Maybe I’m not as neurotic as I think I am. I like to think I exaggerate. That is what writers do, right?
Anyway, my bosses bought some of my art and put it up in the school. This semester I happen not to have any classes in that corner of the school, but it is near the vending machine and the back entrance.
I pretend it isn’t there.
Yes, I am flattered, flattered, flattered they bought the piece. (One of my favorite lines spoken by Judi Dench, “Perhaps we should retire to a home for the flattered.) But. People come up to me and say, “Hey! I saw your art!” or “Did you see they have your art on the wall?” And now the introduce me to people with, “This is one of our teachers. She’s also an artist.” And about here someone chimes in with, “And a writer!” And then, “We have her work right over there. We’ll show it to you.”
And I stand there trying not to look mortified, say “Thank you” or “Yes” or whatever is polite and I follow that with something like, “Um, I can’t get the printer to work.”
Sometimes getting what you want is just weird. One of these days I’m going to have the classroom with the window that will let me see it while I’m teaching.
Luckily, I’m good at pretending I don’t see things.
Why, for the love of the gods of common sense, would anyone work hard to put their work out into the world, go through a lot of trouble (you’ve no idea) to show that work and sell it, and then have to fight the impulse to hide?
I imagine that if I should ever manage to have a book with my name on the cover in a bookstore, I shall stand next to the shelf filled with great happiness and a desire to throw up.
Are you going to tell me I’m alone in this?
Are you ever contradictory?
Oh well. I’ve written my shortest short story ever. But at least story 26 is done! Hurray for Story-a-Day!
Contradictory? Oh yes! I’m full of contradictions. Congratulations on having your work on display and on almost completing the month! I’m not going to complete my novel-writing challenge in time, but I don’t regard that as a failure.
You’re not a failure. So, do you have a story you’re going to keep working on? That would be great.
And glad to hear you’re full of contradictions too.
Maybe it’s because it takes a long time to believe that you’ve really reached your goal. I always start to feel like an imposter, as if people will see right through my attempts to call myself a designer or a writer. I always think they’re viewing my efforts and secretly thinking ‘amateur’.
Oh, I think that impostor thought all the time. And then when someone really asks about my work, I stumble because I’m not prepared…after all, no one was supposed to take me seriously.
Frustrating.
I do the same thing, always. Any compliment, I contradict in my head or feel painfully uncomfortable accepting. Because who am I? There’s tons of people better at everything I do….
I tell my students that while they’re comparing themselves to the students higher up the ladder, they need to remember that there are more students coming up behind them–and those students are comparing themselves to them.
That sentence has too many pronouns in it, but I hope you get what I’m trying to say.
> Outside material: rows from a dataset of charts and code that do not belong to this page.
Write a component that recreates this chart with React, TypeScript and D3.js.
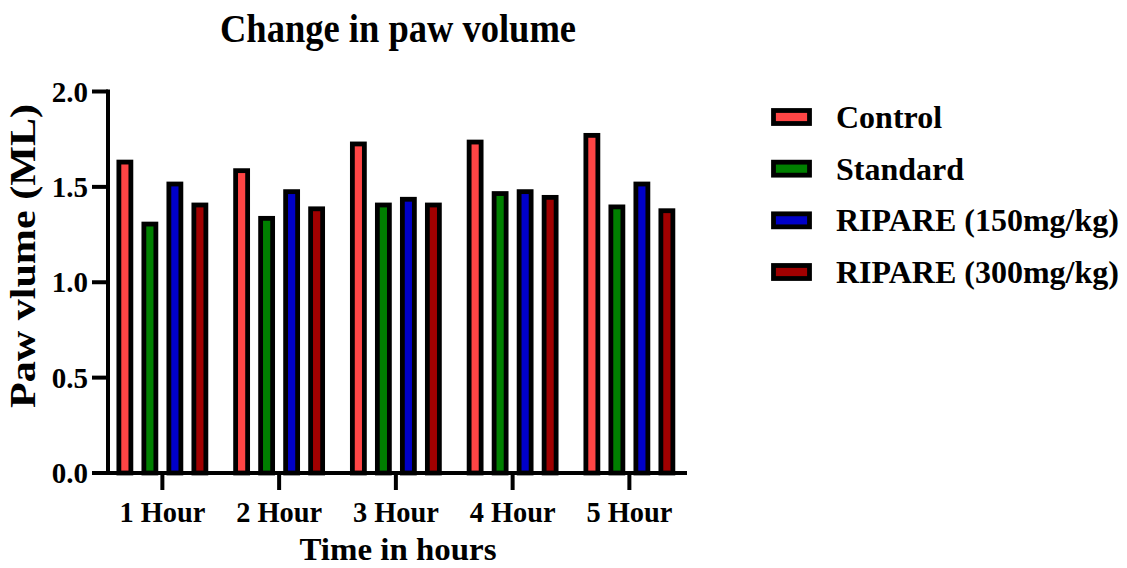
import React, { useEffect, useRef } from 'react'
import * as d3 from 'd3'

const hours = ['1 Hour', '2 Hour', '3 Hour', '4 Hour', '5 Hour']
const groups = ['Control', 'Standard', 'RIPARE (150mg/kg)', 'RIPARE (300mg/kg)']
const colors = ['#FF4545', '#008000', '#0000C8', '#A00000']
const control = [1.63, 1.585, 1.725, 1.735, 1.77]
const standard = [1.305, 1.335, 1.405, 1.465, 1.395]
const ripare150 = [1.515, 1.475, 1.435, 1.475, 1.515]
const ripare300 = [1.405, 1.385, 1.405, 1.445, 1.375]
const yTicks = [0, 0.5, 1.0, 1.5, 2.0]

const font = '"Liberation Serif", "Times New Roman", serif'

const App = () => {
    const svgRef = useRef<SVGSVGElement>(null)

    useEffect(() => {
        const svg: any = d3.select(svgRef.current)
        svg.selectAll('*').remove()
        const series = [control, standard, ripare150, ripare300]

        const x = d3.scaleBand<string>().domain(hours).range([104, 687.75])
        const inner = d3.scaleBand<number>().domain([0, 1, 2, 3]).range([-50, 50])
        const y = d3.scaleLinear().domain([0, 2]).range([473, 91.5])

        // bars
        const g = svg.append('g')
        hours.forEach((h, i) => {
            series.forEach((s, k) => {
                const cx = x(h)! + x.bandwidth() / 2 + inner(k)! + inner.bandwidth() / 2
                g.append('rect')
                    .attr('x', cx - 6)
                    .attr('width', 12)
                    .attr('y', y(s[i]))
                    .attr('height', y(0) - y(s[i]))
                    .attr('fill', colors[k])
                    .attr('stroke', '#000')
                    .attr('stroke-width', 4.8)
            })
        })

        // y axis
        const ya = svg.append('g')
        ya.append('line').attr('x1', 108).attr('x2', 108).attr('y1', y(2) - 2).attr('y2', y(0) + 2)
            .attr('stroke', '#000').attr('stroke-width', 4)
        yTicks.forEach(t => {
            ya.append('line').attr('x1', 92).attr('x2', 108).attr('y1', y(t)).attr('y2', y(t))
                .attr('stroke', '#000').attr('stroke-width', 4)
            ya.append('text').attr('x', 88).attr('y', y(t) + 10).attr('text-anchor', 'end')
                .attr('font-size', 29).attr('font-weight', 'bold').attr('font-family', font)
                .text(t.toFixed(1))
        })

        // x axis
        const xa = svg.append('g')
        xa.append('line').attr('x1', 106).attr('x2', 687).attr('y1', y(0)).attr('y2', y(0))
            .attr('stroke', '#000').attr('stroke-width', 4)
        hours.forEach(h => {
            const cx = x(h)! + x.bandwidth() / 2
            xa.append('line').attr('x1', cx).attr('x2', cx).attr('y1', y(0)).attr('y2', y(0) + 17)
                .attr('stroke', '#000').attr('stroke-width', 4)
            xa.append('text').attr('x', cx).attr('y', 522).attr('text-anchor', 'middle')
                .attr('font-size', 29).attr('font-weight', 'bold').attr('font-family', font)
                .attr('textLength', 86).attr('lengthAdjust', 'spacingAndGlyphs')
                .text(h)
        })

        // titles
        svg.append('text').attr('x', 398).attr('y', 42).attr('text-anchor', 'middle')
            .attr('font-size', 39).attr('font-weight', 'bold').attr('font-family', font)
            .attr('textLength', 356).attr('lengthAdjust', 'spacingAndGlyphs')
            .text('Change in paw volume')
        svg.append('text').attr('x', 398).attr('y', 560).attr('text-anchor', 'middle')
            .attr('font-size', 31).attr('font-weight', 'bold').attr('font-family', font)
            .attr('textLength', 197).attr('lengthAdjust', 'spacingAndGlyphs')
            .text('Time in hours')
        svg.append('text').attr('transform', 'translate(35,256) rotate(-90)').attr('text-anchor', 'middle')
            .attr('font-size', 35).attr('font-weight', 'bold').attr('font-family', font)
            .attr('textLength', 304).attr('lengthAdjust', 'spacingAndGlyphs')
            .text('Paw vlume (ML)')

        // legend
        const legendY = d3.scalePoint<string>().domain(groups).range([117, 272])
        groups.forEach((name, k) => {
            const cy = legendY(name)!
            svg.append('rect').attr('x', 773.5).attr('y', cy - 6.5).attr('width', 36).attr('height', 13)
                .attr('fill', colors[k]).attr('stroke', '#000').attr('stroke-width', 4.8)
            svg.append('text').attr('x', 836).attr('y', cy + 11)
                .attr('font-size', 32).attr('font-weight', 'bold').attr('font-family', font)
                .text(name)
        })
    }, [])

    return (
        <svg ref={svgRef} width={1127} height={568}
            style={{ position: 'absolute', left: 0, top: 0, background: '#fff' }} />
    )
}

export default App
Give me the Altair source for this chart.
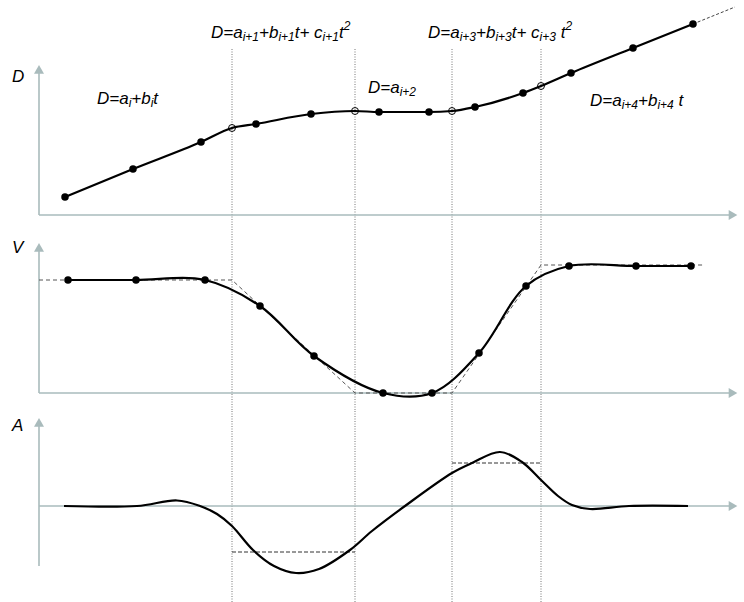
import altair as alt
import pandas as pd

# ---------------------------------------------------------------- data
# time of the four segment boundaries
T_BREAKS = [19.3, 31.6, 41.3, 50.2]

# distance D(t): observed samples and values at the boundaries
D_T = [2.6, 9.4, 16.2, 21.7, 27.2, 34.0, 39.0, 43.6, 48.4, 53.2, 59.4, 65.4]
D_V = [1.8, 4.6, 7.3, 9.1, 10.1, 10.3, 10.3, 10.8, 12.2, 14.2, 16.7, 19.1]
D_OPEN_T = [19.3, 31.6, 41.3, 50.2]
D_OPEN_V = [8.7, 10.4, 10.4, 12.9]
D_EXT_T = [65.4, 69.6]
D_EXT_V = [19.1, 20.8]

# speed V(t): samples and the piecewise-linear speed profile
V_T = [2.9, 9.7, 16.6, 22.1, 27.5, 34.4, 39.3, 44.0, 48.7, 53.0, 59.7, 65.2]
V_V = [11.3, 11.3, 11.3, 8.7, 3.7, 0.0, 0.0, 4.0, 10.7, 12.7, 12.7, 12.7]
V_PROF_T = [0.0, 19.3, 31.6, 41.3, 50.2, 66.6]
V_PROF_V = [11.3, 11.3, 0.0, 0.0, 12.8, 12.8]

# acceleration A(t): smooth curve and constant accelerations of the quadratic pieces
A_T = [2.5, 9.8, 13.8, 16.1, 17.8, 19.3, 21.4, 23.5, 25.7, 28.0, 31.1, 33.3,
       36.6, 41.3, 43.3, 46.1, 48.3, 50.2, 51.9, 53.3, 55.1, 59.0, 64.9]
A_V = [0.0, 0.0, 0.55, 0.0, -0.8, -2.0, -4.4, -6.0, -6.7, -6.3, -4.4, -2.5,
       0.0, 3.3, 4.3, 5.4, 4.4, 2.6, 1.0, 0.1, -0.3, 0.0, 0.0]
A_CONST_T0 = [19.3, 41.3]
A_CONST_T1 = [31.6, 50.2]
A_CONST_V = [-4.6, 4.3]

# ---------------------------------------------------------------- layout
W = 744
X_DOMAIN = [-3.9, 70.5]
PX_PER_T = W / (X_DOMAIN[1] - X_DOMAIN[0])
AXIS_COLOR = "#a9bbbc"
FONT = "Liberation Sans"
MAIN_SIZE = 17
SMALL_SIZE = 12

# Arial / Liberation Sans advance widths (1/1000 em) for the formula glyphs
ADV = {"D": 722, "=": 584, "a": 556, "b": 556, "c": 500, "t": 278, "+": 584,
       "i": 222, " ": 278, "1": 556, "2": 556, "3": 556, "4": 556}


def run_width(s, size):
    return sum(ADV[c] for c in s) * size / 1000.0


def formula(t0, v0, parts):
    """Lay out a formula as runs of normal, subscript and superscript text.
    A "gap" run only advances the pen (a word space)."""
    rows, cur = [], t0
    for txt, kind in parts:
        if kind != "gap":
            rows.append({"t": cur, "v": v0, "text": txt, "kind": kind})
        size = SMALL_SIZE if kind in ("sub", "sup") else MAIN_SIZE
        cur += run_width(txt, size) / PX_PER_T
    return rows


x_enc = alt.X("t:Q", scale=alt.Scale(domain=X_DOMAIN, nice=False, zero=False), axis=None)


def y_enc(dom, field="v"):
    return alt.Y(f"{field}:Q", scale=alt.Scale(domain=dom, nice=False, zero=False), axis=None)


def axes_layers(dom, v_bottom, arrow_v):
    ax = pd.DataFrame({"t": [0.0, 0.0], "t2": [69.4, 0.0], "v": [0.0, v_bottom], "v2": [0.0, arrow_v]})
    rules = alt.Chart(ax).mark_rule(color=AXIS_COLOR, strokeWidth=1.6).encode(
        x=x_enc, x2="t2:Q", y=y_enc(dom), y2="v2:Q")
    up = alt.Chart(pd.DataFrame({"t": [0.0], "v": [arrow_v]})).mark_point(
        shape="triangle-up", filled=True, size=100, color=AXIS_COLOR, opacity=1).encode(
        x=x_enc, y=y_enc(dom))
    right = alt.Chart(pd.DataFrame({"t": [69.4], "v": [0.0]})).mark_point(
        shape="triangle-right", filled=True, size=100, color=AXIS_COLOR, opacity=1).encode(
        x=x_enc, y=y_enc(dom))
    return [rules, up, right]


def breaks_layer(dom, v_top):
    df = pd.DataFrame({"t": T_BREAKS, "v": [dom[0]] * 4, "v2": [v_top] * 4})
    return alt.Chart(df).mark_rule(color="#666666", strokeWidth=0.9, strokeDash=[1, 1.5]).encode(
        x=x_enc, y=y_enc(dom), y2="v2:Q")


def text_layers(dom, rows):
    df = pd.DataFrame(rows)
    out = []
    for kind, size, dy in [("main", MAIN_SIZE, 0), ("sub", SMALL_SIZE, 3), ("sup", SMALL_SIZE, -8)]:
        sub = df[df["kind"] == kind]
        if len(sub):
            out.append(alt.Chart(sub).mark_text(
                align="left", baseline="alphabetic", font=FONT, fontStyle="italic",
                fontSize=size, dy=dy, color="#000000").encode(
                x=x_enc, y=y_enc(dom), text="text:N"))
    return out


def points(dom, ts, vs, open_=False):
    df = pd.DataFrame({"t": ts, "v": vs})
    if open_:
        m = alt.Chart(df).mark_point(shape="circle", filled=False, size=48, color="#000000",
                                     strokeWidth=1, opacity=1)
    else:
        m = alt.Chart(df).mark_point(shape="circle", filled=True, size=56, color="#000000", opacity=1)
    return m.encode(x=x_enc, y=y_enc(dom))


# ---------------------------------------------------------------- distance panel
D_DOM = [-1.5, 21.5]
d_curve = pd.DataFrame({"t": D_T + D_OPEN_T, "v": D_V + D_OPEN_V}).sort_values("t")
d_rows = (
    [{"t": -2.7, "v": 13.3, "text": "D", "kind": "main"}]
    + formula(5.8, 11.1, [("D=a", "main"), ("i", "sub"), ("+b", "main"), ("i", "sub"), ("t", "main")])
    + formula(17.2, 17.75, [("D=a", "main"), ("i+1", "sub"), ("+b", "main"), ("i+1", "sub"),
                            ("t+", "main"), (" ", "gap"), ("c", "main"), ("i+1", "sub"),
                            ("t", "main"), ("2", "sup")])
    + formula(32.9, 12.2, [("D=a", "main"), ("i+2", "sub")])
    + formula(38.9, 17.75, [("D=a", "main"), ("i+3", "sub"), ("+b", "main"), ("i+3", "sub"),
                            ("t+", "main"), (" ", "gap"), ("c", "main"), ("i+3", "sub"),
                            (" ", "gap"), ("t", "main"), ("2", "sup")])
    + formula(55.1, 10.9, [("D=a", "main"), ("i+4", "sub"), ("+b", "main"), ("i+4", "sub"),
                           (" ", "gap"), ("t", "main")])
)
d_panel = alt.layer(
    breaks_layer(D_DOM, 16.7),
    *axes_layers(D_DOM, 0.0, 14.57),
    alt.Chart(pd.DataFrame({"t": D_EXT_T, "v": D_EXT_V})).mark_line(
        color="#444444", strokeWidth=1, strokeDash=[3, 2]).encode(x=x_enc, y=y_enc(D_DOM)),
    alt.Chart(d_curve).mark_line(color="#000000", strokeWidth=2.2, interpolate="monotone").encode(
        x=x_enc, y=y_enc(D_DOM), order="t:Q"),
    points(D_DOM, D_OPEN_T, D_OPEN_V, open_=True),
    points(D_DOM, D_T, D_V),
    *text_layers(D_DOM, d_rows),
).properties(width=W, height=230)

# ---------------------------------------------------------------- speed panel
V_DOM = [-1.7, 16.3]
v_panel = alt.layer(
    breaks_layer(V_DOM, V_DOM[1]),
    *axes_layers(V_DOM, 0.0, 14.57),
    alt.Chart(pd.DataFrame({"t": V_PROF_T, "v": V_PROF_V})).mark_line(
        color="#555555", strokeWidth=1, strokeDash=[4, 3]).encode(x=x_enc, y=y_enc(V_DOM), order="t:Q"),
    alt.Chart(pd.DataFrame({"t": V_T, "v": V_V})).mark_line(
        color="#000000", strokeWidth=2.2, interpolate="catmull-rom").encode(
        x=x_enc, y=y_enc(V_DOM), order="t:Q"),
    points(V_DOM, V_T, V_V),
    *text_layers(V_DOM, [{"t": -2.7, "v": 14.0, "text": "V", "kind": "main"}]),
).properties(width=W, height=180)

# ---------------------------------------------------------------- acceleration panel
A_DOM = [-9.6, 9.6]
a_const = pd.DataFrame({"t": A_CONST_T0, "t2": A_CONST_T1, "v": A_CONST_V})
a_panel = alt.layer(
    breaks_layer(A_DOM, A_DOM[1]),
    *axes_layers(A_DOM, -6.0, 8.37),
    alt.Chart(a_const).mark_rule(color="#333333", strokeWidth=1, strokeDash=[4, 2]).encode(
        x=x_enc, x2="t2:Q", y=y_enc(A_DOM)),
    alt.Chart(pd.DataFrame({"t": A_T, "v": A_V})).mark_line(
        color="#000000", strokeWidth=2.2, interpolate="catmull-rom").encode(
        x=x_enc, y=y_enc(A_DOM), order="t:Q"),
    *text_layers(A_DOM, [{"t": -2.7, "v": 7.5, "text": "A", "kind": "main"}]),
).properties(width=W, height=192)

chart = (
    alt.vconcat(d_panel, v_panel, a_panel, spacing=0)
    .properties(padding=0, bounds="flush", background="white")
    .configure_view(stroke=None)
)

chart.save("out.html", embed_options={"renderer": "svg", "actions": False})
I know there are tons of people better than me at everything I do, but that doesn’t make me bad at those things. And only I can do things my way.
Same for you. Only you can bring your vision to what you do. That’s why you’ve got to do it.
I’m not going to tell you you’re alone. But I’m not going to say I feel that way also. I have a keen and overpowering sense of triumph when I’m acknowledged for my work and for being reckoned as I want by others free of prompting. That is, when others say I’m a writer and it’s not because I had to tell them, that would be a great day.
Still, have a happy weekend and see you on the other side.
Darc, you’re not as neurotic as I am! Which is good. I also think women suffer from this more than men. Not all women. And not all men are neurotic free, but mostly, men seem to accept compliments and acknowledgment better. At least as far as I usually see.